Sunrise at Stonehenge
What makes Stonehenge unique? For one, its design, which includes huge horizontal stone lintels capping the outer circle and sitting atop the vertical slabs called trilithons, locked together by joints. In addition, the structure includes two different kinds of stones called Bluestones and Sarsens, the largest of which weighs more than 40 tons, according to UNESCO.
Through the Millennia
Bluestone and Sarsen
The external wall of the Stonehenge circle is made up of 60-million-year-old sarsen sandstone, according to EARTH magazine. These are the giants of the monument, whereas the smaller bluestones, which weigh about 4 tons, are arranged in a circle inside the sarsen circle as well as in a horseshoe arrangement within the sarsen trilithon horseshoe (trilithons are the two vertical stones, or posts, supporting a horizontal lintel).
Summer at Stonehenge
In the Northern Hemisphere, the 2011 summer solstice will take place on Tues., June 21 at 1:16 p.m.

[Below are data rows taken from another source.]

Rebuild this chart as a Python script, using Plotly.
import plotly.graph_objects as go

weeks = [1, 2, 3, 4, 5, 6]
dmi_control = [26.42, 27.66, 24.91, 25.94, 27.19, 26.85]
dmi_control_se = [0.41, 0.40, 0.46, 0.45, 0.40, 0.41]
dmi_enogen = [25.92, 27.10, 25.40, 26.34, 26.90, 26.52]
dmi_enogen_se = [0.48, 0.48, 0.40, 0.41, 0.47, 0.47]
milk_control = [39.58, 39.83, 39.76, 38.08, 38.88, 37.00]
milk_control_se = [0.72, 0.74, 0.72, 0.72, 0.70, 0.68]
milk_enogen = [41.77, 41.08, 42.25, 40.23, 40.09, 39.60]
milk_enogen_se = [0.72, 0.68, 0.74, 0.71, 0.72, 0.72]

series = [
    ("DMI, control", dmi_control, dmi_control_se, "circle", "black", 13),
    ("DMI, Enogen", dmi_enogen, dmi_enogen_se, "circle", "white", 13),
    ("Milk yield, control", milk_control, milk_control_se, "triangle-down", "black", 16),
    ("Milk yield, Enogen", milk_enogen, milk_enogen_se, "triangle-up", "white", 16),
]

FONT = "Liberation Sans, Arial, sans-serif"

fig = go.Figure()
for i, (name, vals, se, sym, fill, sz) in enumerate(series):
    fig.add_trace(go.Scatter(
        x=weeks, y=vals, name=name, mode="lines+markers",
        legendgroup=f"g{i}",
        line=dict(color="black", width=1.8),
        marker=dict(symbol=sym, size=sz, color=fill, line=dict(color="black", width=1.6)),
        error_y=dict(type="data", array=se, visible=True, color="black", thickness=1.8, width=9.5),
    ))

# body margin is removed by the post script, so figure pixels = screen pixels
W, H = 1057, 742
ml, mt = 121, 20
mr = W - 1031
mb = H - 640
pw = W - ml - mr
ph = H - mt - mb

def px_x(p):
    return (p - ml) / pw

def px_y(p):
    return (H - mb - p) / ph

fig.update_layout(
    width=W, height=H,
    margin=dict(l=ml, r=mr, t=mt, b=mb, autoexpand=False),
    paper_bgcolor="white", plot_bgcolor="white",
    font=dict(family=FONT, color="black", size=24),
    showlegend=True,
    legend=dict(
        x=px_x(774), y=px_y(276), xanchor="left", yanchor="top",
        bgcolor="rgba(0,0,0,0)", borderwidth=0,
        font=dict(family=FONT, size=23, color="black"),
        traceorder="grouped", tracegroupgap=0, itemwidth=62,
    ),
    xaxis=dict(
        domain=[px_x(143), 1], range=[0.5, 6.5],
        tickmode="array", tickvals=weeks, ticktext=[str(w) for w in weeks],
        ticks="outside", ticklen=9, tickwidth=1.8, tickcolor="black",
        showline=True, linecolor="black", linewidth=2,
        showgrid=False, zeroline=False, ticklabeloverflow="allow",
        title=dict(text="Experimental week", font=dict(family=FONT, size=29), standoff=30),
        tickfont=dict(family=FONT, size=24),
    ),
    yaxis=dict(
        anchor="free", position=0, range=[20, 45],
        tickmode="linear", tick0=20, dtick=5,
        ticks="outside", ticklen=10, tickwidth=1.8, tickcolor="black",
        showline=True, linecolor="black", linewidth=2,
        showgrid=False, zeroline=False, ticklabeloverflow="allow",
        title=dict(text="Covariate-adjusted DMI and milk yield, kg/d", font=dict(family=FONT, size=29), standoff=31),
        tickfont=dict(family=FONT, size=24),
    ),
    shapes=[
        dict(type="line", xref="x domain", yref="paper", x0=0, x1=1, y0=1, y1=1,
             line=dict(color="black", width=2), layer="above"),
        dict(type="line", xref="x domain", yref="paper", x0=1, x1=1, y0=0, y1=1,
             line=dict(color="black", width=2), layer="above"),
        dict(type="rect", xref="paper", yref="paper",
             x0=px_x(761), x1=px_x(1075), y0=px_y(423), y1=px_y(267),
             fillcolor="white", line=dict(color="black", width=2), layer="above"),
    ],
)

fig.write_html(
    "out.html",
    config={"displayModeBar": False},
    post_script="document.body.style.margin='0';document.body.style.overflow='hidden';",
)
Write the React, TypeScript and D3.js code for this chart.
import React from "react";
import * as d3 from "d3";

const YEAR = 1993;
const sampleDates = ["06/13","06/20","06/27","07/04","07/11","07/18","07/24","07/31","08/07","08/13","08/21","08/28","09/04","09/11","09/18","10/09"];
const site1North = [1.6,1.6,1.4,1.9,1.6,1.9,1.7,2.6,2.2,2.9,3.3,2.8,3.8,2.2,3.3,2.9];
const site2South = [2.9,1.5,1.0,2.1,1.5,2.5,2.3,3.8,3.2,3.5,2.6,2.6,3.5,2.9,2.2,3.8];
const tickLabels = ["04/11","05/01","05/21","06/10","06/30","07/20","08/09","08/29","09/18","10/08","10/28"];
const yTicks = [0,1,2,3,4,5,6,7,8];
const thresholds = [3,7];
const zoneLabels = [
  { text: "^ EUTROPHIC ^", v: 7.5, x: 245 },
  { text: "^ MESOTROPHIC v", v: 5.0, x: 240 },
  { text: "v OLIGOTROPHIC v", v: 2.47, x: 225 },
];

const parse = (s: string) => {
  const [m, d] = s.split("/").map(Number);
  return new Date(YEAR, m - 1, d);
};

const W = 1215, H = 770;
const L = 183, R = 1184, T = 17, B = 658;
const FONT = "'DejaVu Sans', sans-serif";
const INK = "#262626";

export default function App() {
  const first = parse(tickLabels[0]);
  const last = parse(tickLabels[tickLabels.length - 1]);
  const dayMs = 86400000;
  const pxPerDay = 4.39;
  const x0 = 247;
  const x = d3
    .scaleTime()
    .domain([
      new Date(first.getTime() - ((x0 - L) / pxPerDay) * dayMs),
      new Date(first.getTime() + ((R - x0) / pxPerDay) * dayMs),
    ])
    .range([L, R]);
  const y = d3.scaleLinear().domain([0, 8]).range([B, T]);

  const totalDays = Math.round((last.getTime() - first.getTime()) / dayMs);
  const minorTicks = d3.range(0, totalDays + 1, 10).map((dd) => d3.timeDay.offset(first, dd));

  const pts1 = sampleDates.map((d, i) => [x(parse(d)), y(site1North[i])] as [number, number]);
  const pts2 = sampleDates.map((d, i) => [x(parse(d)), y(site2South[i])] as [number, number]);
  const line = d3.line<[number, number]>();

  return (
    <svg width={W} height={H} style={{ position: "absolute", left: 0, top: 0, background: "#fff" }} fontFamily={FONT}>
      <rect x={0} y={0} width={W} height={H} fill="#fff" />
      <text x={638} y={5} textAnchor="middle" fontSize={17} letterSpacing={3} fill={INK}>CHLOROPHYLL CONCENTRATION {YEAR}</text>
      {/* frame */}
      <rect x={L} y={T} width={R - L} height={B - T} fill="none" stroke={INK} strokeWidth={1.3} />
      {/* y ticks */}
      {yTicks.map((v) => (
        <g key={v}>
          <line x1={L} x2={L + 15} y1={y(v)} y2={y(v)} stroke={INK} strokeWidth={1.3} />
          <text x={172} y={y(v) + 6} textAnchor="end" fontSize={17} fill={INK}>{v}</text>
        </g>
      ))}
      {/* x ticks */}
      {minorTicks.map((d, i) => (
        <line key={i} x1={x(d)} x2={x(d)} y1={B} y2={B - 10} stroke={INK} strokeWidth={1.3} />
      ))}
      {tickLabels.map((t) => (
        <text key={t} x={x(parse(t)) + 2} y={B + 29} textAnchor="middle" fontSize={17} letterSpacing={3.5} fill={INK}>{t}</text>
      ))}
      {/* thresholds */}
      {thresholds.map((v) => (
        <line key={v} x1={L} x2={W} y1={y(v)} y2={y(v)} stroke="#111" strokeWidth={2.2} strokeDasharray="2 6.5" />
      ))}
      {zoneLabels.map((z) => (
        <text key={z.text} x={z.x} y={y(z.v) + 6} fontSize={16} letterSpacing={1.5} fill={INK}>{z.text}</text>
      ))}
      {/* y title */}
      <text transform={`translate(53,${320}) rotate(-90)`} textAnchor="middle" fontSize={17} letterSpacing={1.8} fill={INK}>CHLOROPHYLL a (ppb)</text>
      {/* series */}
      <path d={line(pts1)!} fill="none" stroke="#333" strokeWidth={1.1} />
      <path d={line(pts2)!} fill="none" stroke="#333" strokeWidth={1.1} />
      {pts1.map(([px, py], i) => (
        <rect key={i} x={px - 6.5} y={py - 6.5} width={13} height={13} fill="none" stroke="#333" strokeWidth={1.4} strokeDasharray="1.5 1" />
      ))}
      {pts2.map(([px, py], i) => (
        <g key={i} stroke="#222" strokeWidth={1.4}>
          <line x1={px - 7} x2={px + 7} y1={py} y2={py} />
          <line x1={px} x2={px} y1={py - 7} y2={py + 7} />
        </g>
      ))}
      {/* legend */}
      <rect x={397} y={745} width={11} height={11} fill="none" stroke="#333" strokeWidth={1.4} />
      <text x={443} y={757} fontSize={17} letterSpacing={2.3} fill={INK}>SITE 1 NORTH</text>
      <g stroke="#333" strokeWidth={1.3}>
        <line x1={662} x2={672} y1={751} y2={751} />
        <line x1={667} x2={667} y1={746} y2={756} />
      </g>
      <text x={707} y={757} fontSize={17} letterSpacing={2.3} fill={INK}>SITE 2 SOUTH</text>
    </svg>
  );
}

EDT (10:16 a.m. PDT). At that time, the sun will reach the point where it’s farthest north of the celestial equator. The solstice will mark the official start of summer for the Northern Hemisphere and winter in the Southern Hemisphere.

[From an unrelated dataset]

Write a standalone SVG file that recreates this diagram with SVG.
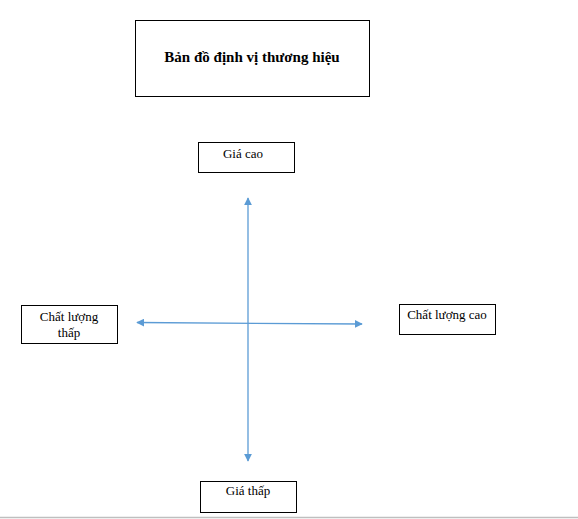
<svg xmlns="http://www.w3.org/2000/svg" width="578" height="519" viewBox="0 0 578 519">
<style>
.box{fill:#fff;stroke:#000;stroke-width:1}
.t{font-family:"Liberation Serif","Times New Roman",Times,"DejaVu Serif",serif;font-size:13px;fill:#000}
.b{font-weight:bold;font-size:15px}
.c{stroke:#5b9bd5;stroke-width:1.3;fill:none}
</style>
<defs>
<marker id="ah" viewBox="0 0 10 10" refX="9" refY="5" markerWidth="8" markerHeight="8" markerUnits="userSpaceOnUse" orient="auto-start-reverse">
<path d="M0,0 L10,5 L0,10 z" fill="#5b9bd5"/>
</marker>
</defs>
<rect width="578" height="519" fill="#fff"/>
<g id="title">
<rect class="box" x="135.5" y="20.5" width="234" height="76"/>
<text class="t b" x="252" y="62" text-anchor="middle">Bản đồ định vị thương hiệu</text>
</g>
<g id="gia-cao">
<rect class="box" x="198.5" y="142.5" width="96" height="30"/>
<text class="t" x="243" y="158" text-anchor="middle">Giá cao</text>
</g>
<g id="chat-luong-thap">
<rect class="box" x="21.5" y="305.5" width="96" height="38"/>
<text class="t" x="69" y="321" text-anchor="middle">Chất lượng</text>
<text class="t" x="69" y="337" text-anchor="middle">thấp</text>
</g>
<g id="chat-luong-cao">
<rect class="box" x="399.5" y="304.5" width="96" height="30"/>
<text class="t" x="447" y="319" text-anchor="middle">Chất lượng cao</text>
</g>
<g id="gia-thap">
<rect class="box" x="200.5" y="481.5" width="96" height="31"/>
<text class="t" x="248" y="495" text-anchor="middle">Giá thấp</text>
</g>
<g id="connectors">
<line class="c" x1="248" y1="198" x2="248" y2="461" marker-start="url(#ah)" marker-end="url(#ah)"/>
<line class="c" x1="137" y1="322.5" x2="362" y2="324" marker-start="url(#ah)" marker-end="url(#ah)"/>
</g>
<line x1="0" y1="517.5" x2="578" y2="517.5" stroke="#bfbfbf" stroke-width="1.5"/>
</svg>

One of the most well-known summer solstice landmarks is Stonehenge, the prehistoric monument that stands on the Salisbury Plain in Wiltshire, England. The ancient stone circle is thought to be a burial ground that was arranged to face the midsummer sunrise and midwinter sunset. The above photo of the monument was taken during the summer solstice on June 21, 2005.

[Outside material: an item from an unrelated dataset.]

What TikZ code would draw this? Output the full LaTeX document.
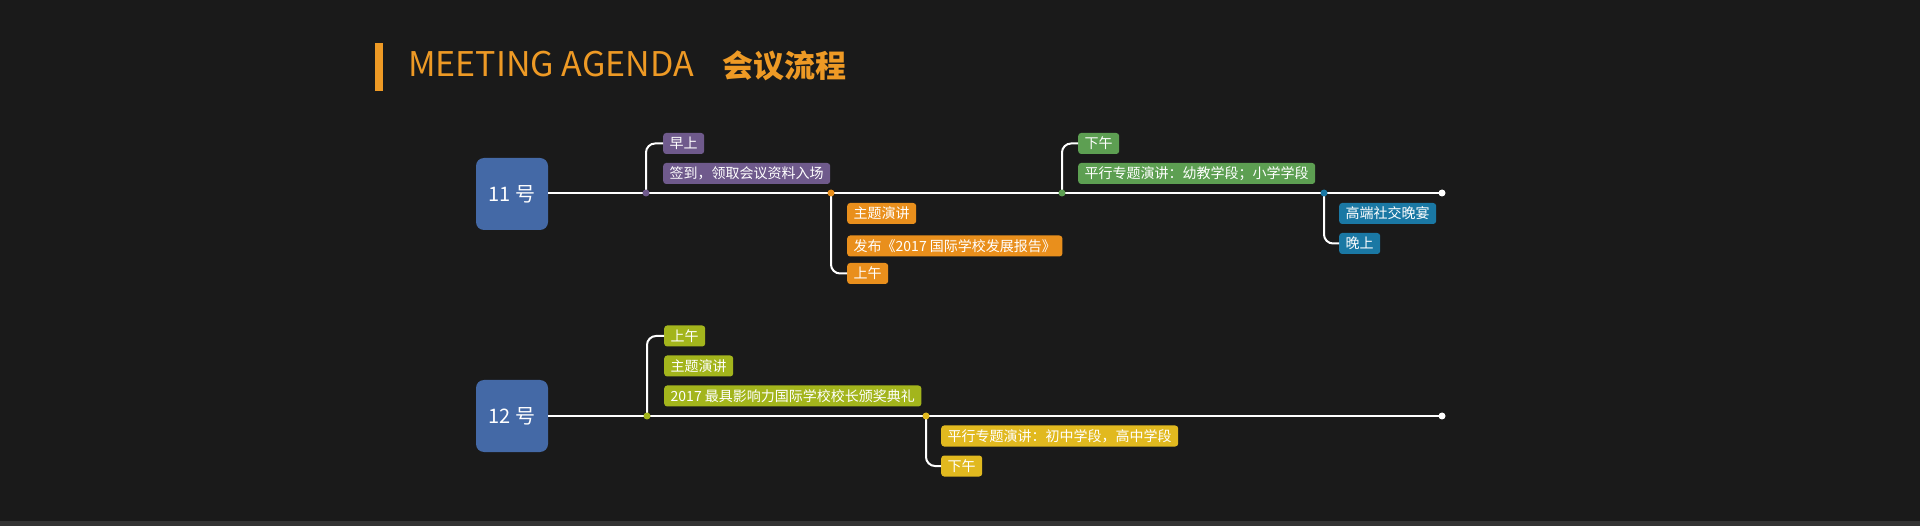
\documentclass[tikz,border=0pt]{standalone}
\usepackage{fontspec}
\setmainfont{Noto Sans CJK SC}
\usepackage{xcolor}
\usetikzlibrary{positioning}
\definecolor{pagebg}{HTML}{1A1A1A}
\definecolor{stripbg}{HTML}{333333}
\definecolor{agendaor}{HTML}{EE9A25}
\definecolor{dayblue}{HTML}{4469A6}
\definecolor{tagpurple}{HTML}{6F5A8C}
\definecolor{tagorange}{HTML}{E98F1C}
\definecolor{taggreen}{HTML}{5D9F52}
\definecolor{tagblue}{HTML}{1A78A4}
\definecolor{taglime}{HTML}{A3B51C}
\definecolor{tagyellow}{HTML}{E1B91F}

\begin{document}
\begin{tikzpicture}[x=1pt, y=-1pt,
    daybox/.style={fill=dayblue, rounded corners=8pt, minimum width=72pt, minimum height=72pt, text=white, font=\fontsize{20}{24}\selectfont},
    tag/.style={rounded corners=3pt, minimum height=21pt, inner xsep=6.5pt, inner ysep=0pt, text=white, anchor=west, font=\fontsize{14}{16}\selectfont},
    spine/.style={draw=white, line width=2pt},
    twig/.style={draw=white, line width=2pt, rounded corners=9pt},
    knot/.style={circle, inner sep=0pt, minimum size=7pt}
]
    \fill[pagebg] (0,0) rectangle (1920,526);
    \fill[stripbg] (0,521) rectangle (1920,526);
    \useasboundingbox (0,0) rectangle (1920,526);

    \fill[agendaor] (375,43) rectangle (383,91);
    \node[anchor=base west, inner sep=0pt, text=agendaor, font=\fontsize{34}{38}\selectfont] (title) at (408,77) {MEETING AGENDA};
    \node[anchor=base west, inner sep=0pt, text=agendaor, font=\fontsize{31}{34}\selectfont\bfseries] (titlecn) at (722,78) {会议流程};

    % day 11
    \node[daybox] (day11) at (512,194) {11 号};
    \node[tag, fill=tagpurple] (m1) at (663,143.5) {早上};
    \node[tag, fill=tagpurple] (m2) at (663,173.5) {签到，领取会议资料入场};
    \node[tag, fill=tagorange] (k1) at (847,213.5) {主题演讲};
    \node[tag, fill=tagorange] (k2) at (847,246) {发布《2017 国际学校发展报告》};
    \node[tag, fill=tagorange] (k3) at (847,273.5) {上午};
    \node[tag, fill=taggreen] (a1) at (1078,143.5) {下午};
    \node[tag, fill=taggreen] (a2) at (1078,173.5) {平行专题演讲：幼教学段；小学学段};
    \node[tag, fill=tagblue] (n1) at (1339,213.5) {高端社交晚宴};
    \node[tag, fill=tagblue] (n2) at (1339,243.5) {晚上};

    \coordinate (b11a) at (646,193);
    \coordinate (b11b) at (831,193);
    \coordinate (b11c) at (1062,193);
    \coordinate (b11d) at (1324,193);
    \coordinate (end11) at (1442,193);
    \draw[spine] (day11.east |- end11) -- (end11);
    \draw[twig] (b11a) |- (m1.west);
    \draw[twig] (b11b) |- (k3.west);
    \draw[twig] (b11c) |- (a1.west);
    \draw[twig] (b11d) |- (n2.west);
    \node[knot, fill=tagpurple] at (b11a) {};
    \node[knot, fill=tagorange] at (b11b) {};
    \node[knot, fill=taggreen] at (b11c) {};
    \node[knot, fill=tagblue] at (b11d) {};
    \node[knot, fill=white] at (end11) {};

    % day 12
    \node[daybox] (day12) at (512,416) {12 号};
    \node[tag, fill=taglime] (p1) at (664,336) {上午};
    \node[tag, fill=taglime] (p2) at (664,366) {主题演讲};
    \node[tag, fill=taglime] (p3) at (664,396) {2017 最具影响力国际学校校长颁奖典礼};
    \node[tag, fill=tagyellow] (q1) at (941,436) {平行专题演讲：初中学段，高中学段};
    \node[tag, fill=tagyellow] (q2) at (941,466) {下午};

    \coordinate (b12a) at (647,416);
    \coordinate (b12b) at (926,416);
    \coordinate (end12) at (1442,416);
    \draw[spine] (day12.east) -- (end12);
    \draw[twig] (b12a) |- (p1.west);
    \draw[twig] (b12b) |- (q2.west);
    \node[knot, fill=taglime] at (b12a) {};
    \node[knot, fill=tagyellow] at (b12b) {};
    \node[knot, fill=white] at (end12) {};
\end{tikzpicture}
\end{document}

Floral Offering at Stonehenge
Every summer solstice, tens of thousands of New Agers, neo-pagans, Wiccans and sun-watchers from all over the world gather at Stonehenge to watch the sun rise over the stone ruins on the longest day of the year.
This photo, taken on June 21, 2010, shows a ritual consisting of offering flowers to the sun during the summer solstice as a way of asking for health and happiness. Others make fruit "sacrifices" and burn candles and incense.